We have had a flood on the hall carpet and it was only 2 years old, the smell was awful. As we have to push a wheelchair over this we are considering replacing it with a wooden floor.Not knowing a lot about the different types can we have some info on what is available.The flood came from the wet room due to the shower head being pointed at the door from about 2 feet.:frown2::frown2:


----------



## Mrplodd (Mar 4, 2008)

Engineered wood, its like solid wood but not as expensive, fits together like laminate. Much warmer than carpet and, and this REALLY surprised us, much less dust!! and far easier to keep clean. All sorts of finishes, I went for oiled finish with beveled edges (looks much classier 'cos it doesnt look like laminate !!!

Check online for some really good deals

There is no way I would ever go back to carpet, in fact we are slowly working our way through the house (inc bedrooms) to replace all carpets.

Andy


----------



## peribro (Sep 6, 2009)

Top quality laminates like Karndean are very good and don't look like laminates although engineered wood is still a step ahead. So saying we were in a flooring shop the other day talking to the manager and she was recommending top quality laminates over engineered wood for everyday use. Her shop floor was covered in Karndean and we thought it was engineered wood!

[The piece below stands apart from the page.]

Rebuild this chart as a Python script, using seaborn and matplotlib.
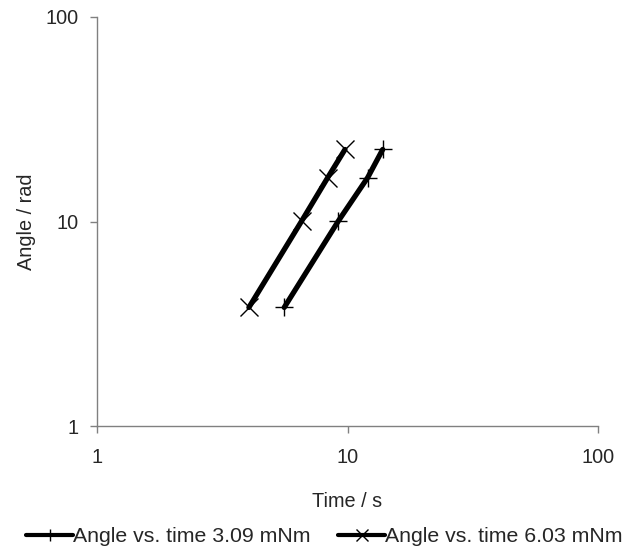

One thing to think about with a wheelchair is whether it scratches. A neighbour of ours has engineered oak and it has been scratched in a number of places by a wheelchair and other equipment. You can sand engineered wood down a few times if necessary though.


----------



## aldra (Jul 2, 2009)

We have engineered wood, oak 

It does get scratched particularly by the hound hurtling round the corners to get to the front door 

But I don't mind the distressed effect that lends to it, 

It can be sanded but we've never bothered 

We have it all downstairs apart from the main lounge, both bathrooms and the landing, easy to clean

But I also have rugs ( with non slip matting under ) in the hallway. 

We've had it down for well over 20 years 

Sandra


----------



## EJB (Aug 25, 2007)

We don't have carpets anywhere, only tiles or laminate with large rugs/mats. The laminate is unmarked after 20+ years.
My wife, who knows a lot more about buildings and floor coverings etc. than I ever will, swore the laminate would last at least 30 years....obviously she is normally right:frown2:


----------